Dream Round Hole #16
Architect Arthur Hills of Toledo, Ohio, has a knack for making golf courses blend in with their surroundings. His holes don't appear intimidating. But you'll remember this as one of the hardest par 5s anywhere. Water is down the left side of the fairway. Then you'll need a precise lay-up second shot to the narrowest part of the fairway near the water hazard. The third shot must carry a creek to reach the green, which essentially is surrounded by water. Washington County spent $7 million in 1997 constructing the lovely inland-links municipal course. The National Shrine of Mary at Holy Hill is visible from the clubhouse. You may want to say a little prayer before teeing off.
Dream Round Hole #17
If you were protecting a small lead in the PGA with two holes to play, could you handle this shot?
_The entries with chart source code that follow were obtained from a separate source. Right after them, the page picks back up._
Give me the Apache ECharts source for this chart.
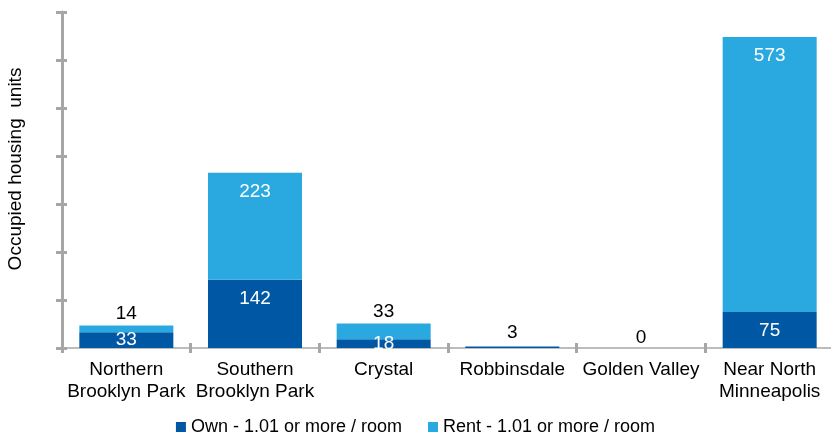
<!DOCTYPE html>
<html><head><meta charset="utf-8">
<script src="https://cdn.jsdelivr.net/npm/echarts@6/dist/echarts.min.js"></script>
<style>html,body{margin:0;padding:0;background:#fff}#c{width:831px;height:438px}</style>
</head><body><div id="c"></div>
<script>
const categories = ['Northern\nBrooklyn Park', 'Southern\nBrooklyn Park', 'Crystal', 'Robbinsdale', 'Golden Valley', 'Near North\nMinneapolis'];
const ownValues = [33, 142, 18, 3, 0, 75];
const rentValues = [14, 223, 33, 0, 0, 573];
const seriesNames = ['Own - 1.01 or more / room', 'Rent - 1.01 or more / room'];
const yMin = 0, yMax = 700, yInterval = 100;

const OWN = '#0058A4', RENT = '#2AA9E0';
const FONT = 'Liberation Sans, Arial, sans-serif';
const pxPerUnit = 336 / (yMax - yMin);

function labelFor(v, other, isOwn) {
  const h = v * pxPerUnit;
  if (v === 0) {
    if (!isOwn && other === 0) return {show: true, position: 'top', color: '#000', distance: 1};
    return {show: false};
  }
  if (h < 8) {
    if (isOwn && other === 0) return {show: true, position: 'top', color: '#000', distance: 4};
    if (!isOwn) return {show: true, position: 'top', color: '#000', distance: 2};
  }
  if (!isOwn && h < 30) return {show: true, position: 'top', color: '#000', distance: 2};
  if (h < 30) return {show: true, position: 'inside', color: '#fff'};
  return {show: true, position: 'insideTop', distance: 9, color: '#fff'};
}

const ownData = ownValues.map((v, i) => ({value: v, label: labelFor(v, rentValues[i], true)}));
const rentData = rentValues.map((v, i) => ({value: v, label: labelFor(v, ownValues[i], false)}));

const grid = {left: 62, right: -3, top: 12, bottom: 90, outerBoundsMode: 'none', containLabel: false};
const chart = echarts.init(document.getElementById('c'));
chart.setOption({
  animation: false,
  textStyle: {fontFamily: FONT},
  grid: [grid, Object.assign({}, grid)],
  legend: {
    bottom: -3, left: 'center', itemWidth: 10, itemHeight: 10, itemGap: 26,
    icon: 'rect',
    textStyle: {fontFamily: FONT, fontSize: 18, color: '#000'},
    data: seriesNames
  },
  xAxis: [
    {type: 'category', gridIndex: 0, data: categories,
     axisLine: {lineStyle: {color: '#A6A6A6', width: 1.5}},
     axisTick: {show: true, length: 5, lineStyle: {color: '#A6A6A6', width: 3}},
     axisLabel: {fontFamily: FONT, fontSize: 19, color: '#000', margin: 11, lineHeight: 22, interval: 0}},
    {type: 'category', gridIndex: 1, data: categories, position: 'bottom',
     axisLine: {show: false},
     axisTick: {show: true, inside: true, length: 5, lineStyle: {color: '#A6A6A6', width: 3}},
     axisLabel: {show: false}}
  ],
  yAxis: [
    {type: 'value', gridIndex: 0, min: yMin, max: yMax, interval: yInterval,
     name: 'Occupied housing  units', nameLocation: 'middle', nameGap: 37,
     nameTextStyle: {fontFamily: FONT, fontSize: 19, color: '#000', padding: [0, 0, 0, 22]},
     axisLine: {show: true, lineStyle: {color: '#A6A6A6', width: 3}},
     axisTick: {show: true, length: 6, lineStyle: {color: '#A6A6A6', width: 3}},
     axisLabel: {show: false}, splitLine: {show: false}},
    {type: 'value', gridIndex: 1, min: yMin, max: yMax, interval: yInterval,
     axisLine: {show: false},
     axisTick: {show: true, inside: true, length: 5, lineStyle: {color: '#A6A6A6', width: 3}},
     axisLabel: {show: false}, splitLine: {show: false}}
  ],
  series: [
    {name: seriesNames[0], type: 'bar', stack: 'a', barWidth: 94, data: ownData,
     itemStyle: {color: OWN},
     label: {fontFamily: FONT, fontSize: 19}},
    {name: seriesNames[1], type: 'bar', stack: 'a', barWidth: 94, data: rentData,
     itemStyle: {color: RENT},
     label: {fontFamily: FONT, fontSize: 19}}
  ]
});
</script></body></html>
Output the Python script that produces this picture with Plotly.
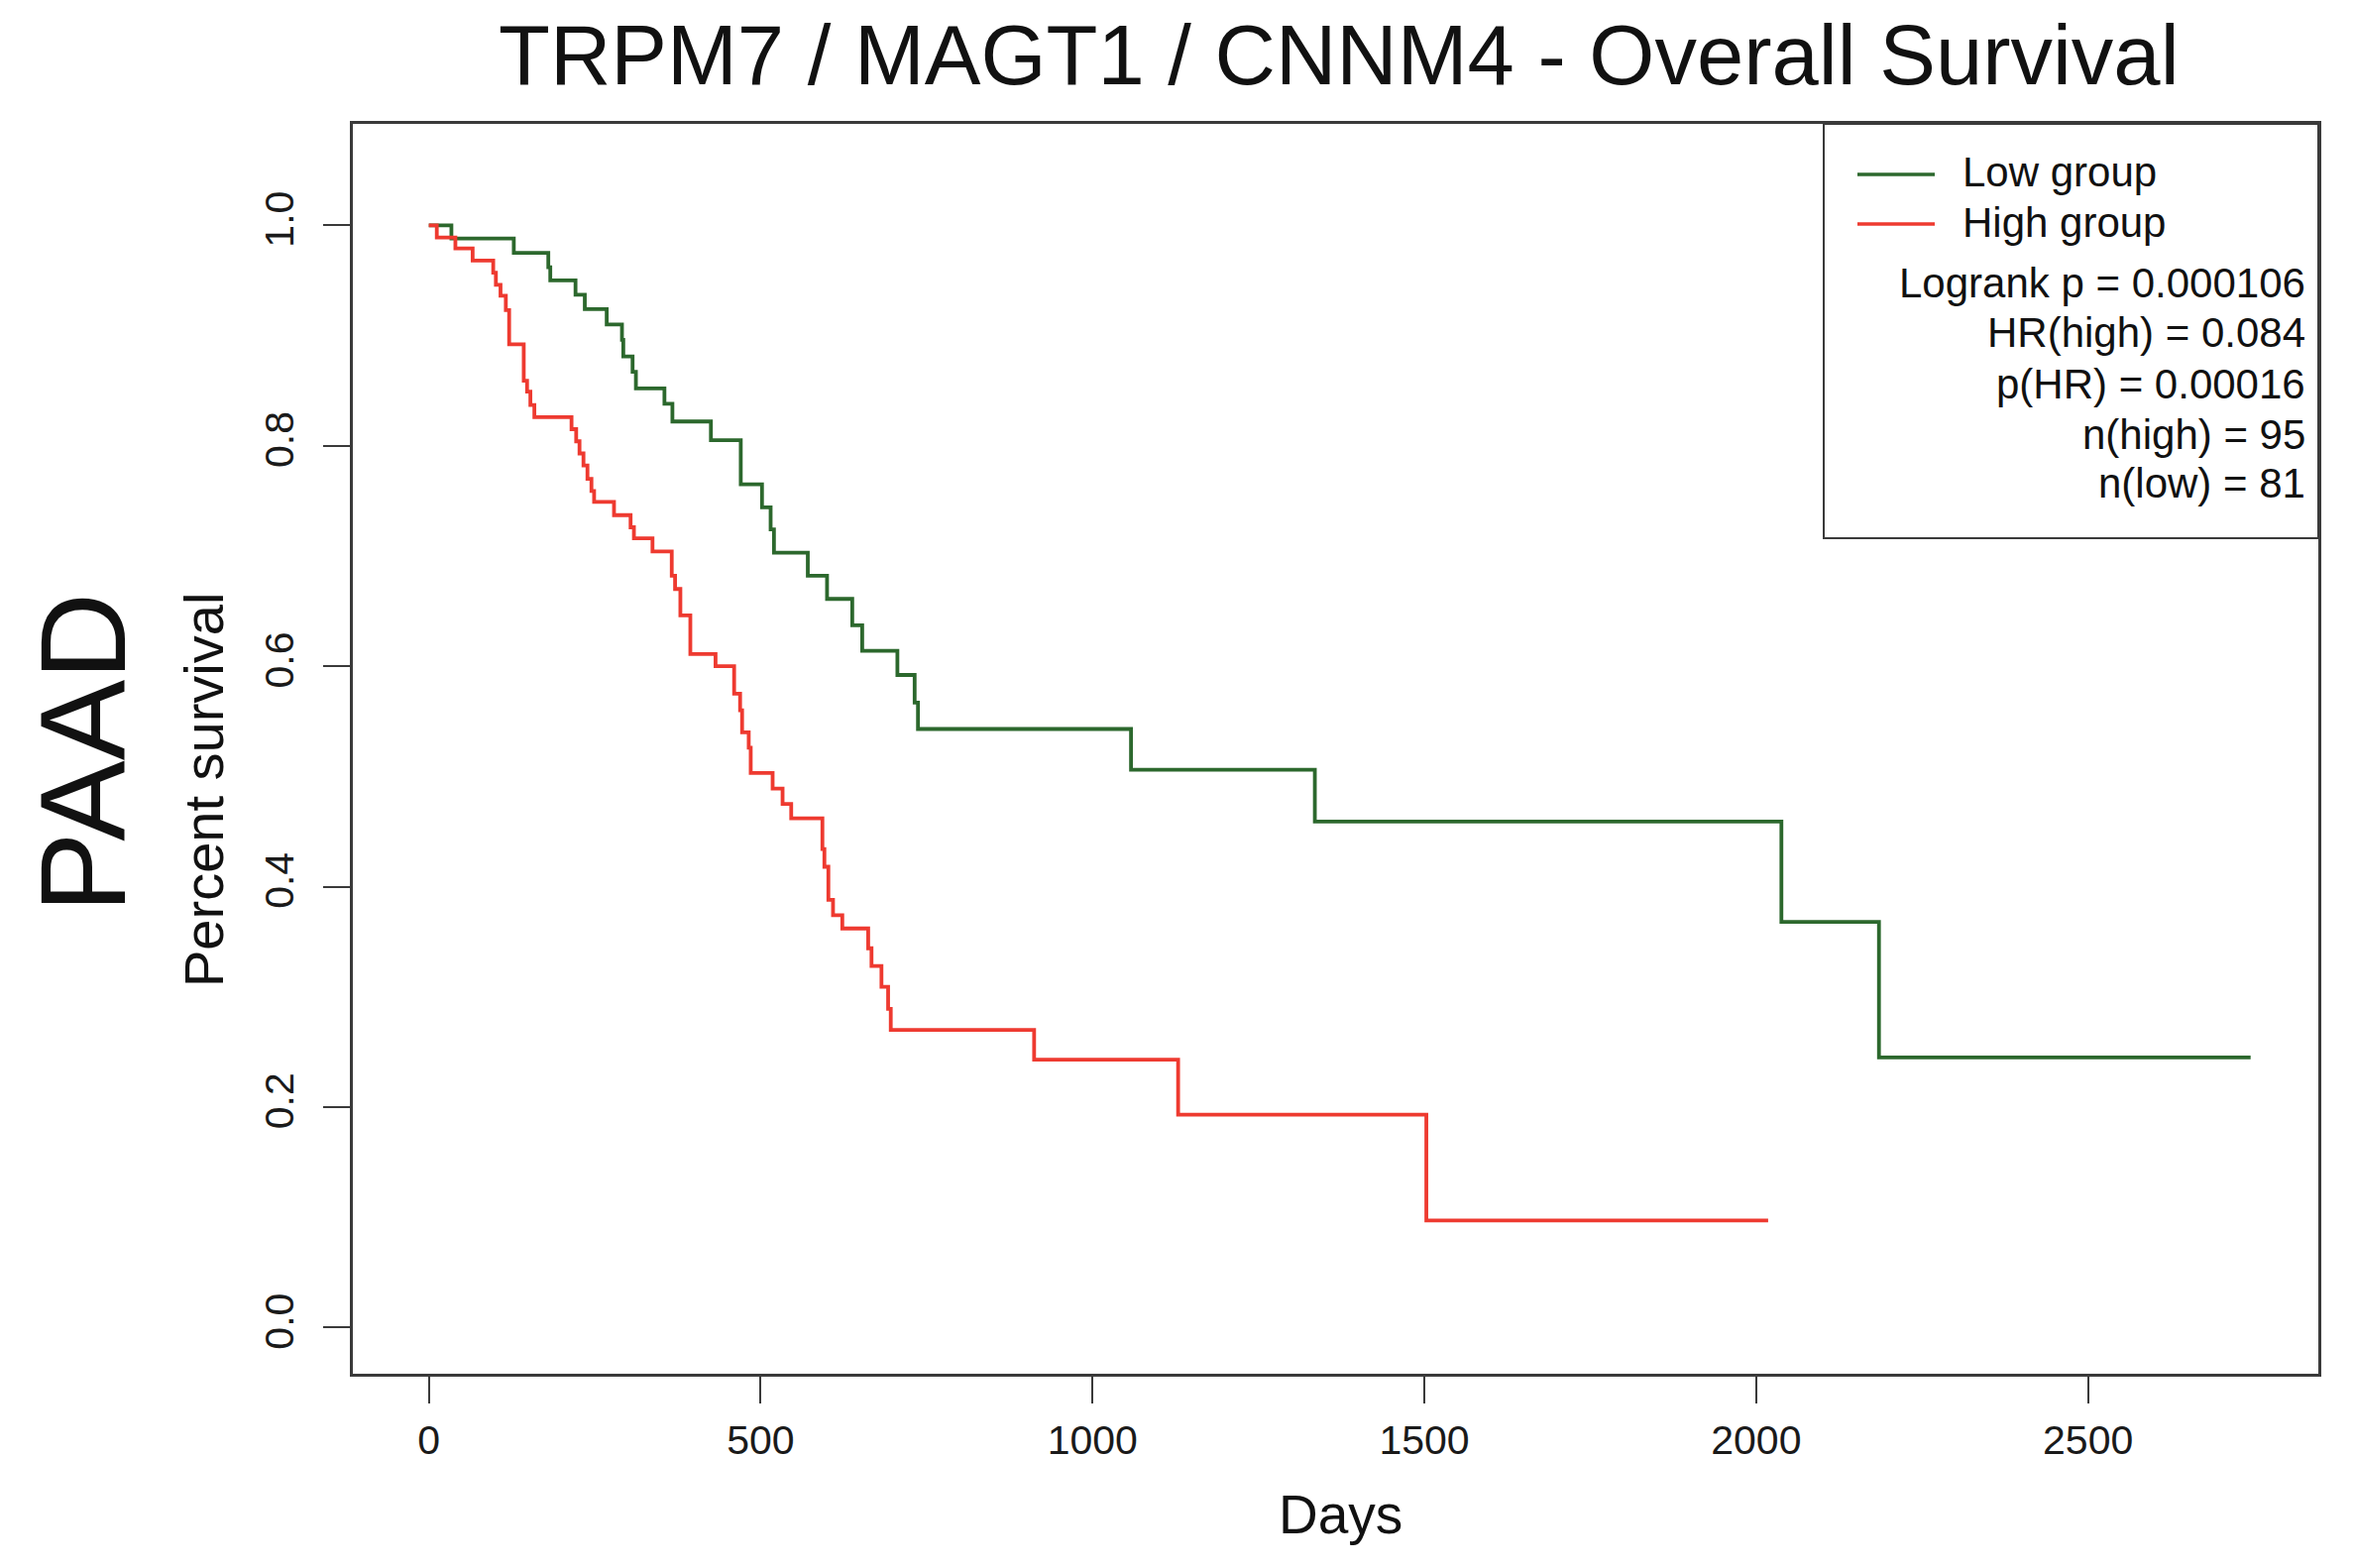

That's probably what Pete Dye was thinking. It's a long iron at least (depending on the wind off the lake) and fraught with danger -- a potential round-wrecker. Miss the green left and your ball will drop 20 feet or more off a cliff toward a series of bunkers and Lake Michigan. Good luck blasting back up onto the narrow putting surface from there. Look for the pros to play it safe on the right side of the green, but a tall grassy mound there could mean trouble as well. All of the par-3s at the Straits are potential bogey holes or worse.
Dream Round Hole #18
The Bull opened in 2003, but already the fifth hole is being called one of the state's best. So it's a fitting way to end the Dairyland Dream 18. The Bull was designed by none other than Jack Nicklaus. He may have outsmarted himself: Nicklaus lost two balls off the tee the first time he played the hole. The challenge is two-fold: First, carry a drive up and over part of a waste area and land it between a 40-foot deep ravine (left) and a forest (right). Second, sail a long approach over the corner of the ravine. A draw works nicely on the second shot of this dogleg left, allowing you to shape your shot around the corner and over a fairway bunker. Approach shots funnel down to the concave green complex. Par here -- or for that matter on any of the Dairyland Dream 18 holes -- will feel like a birdie.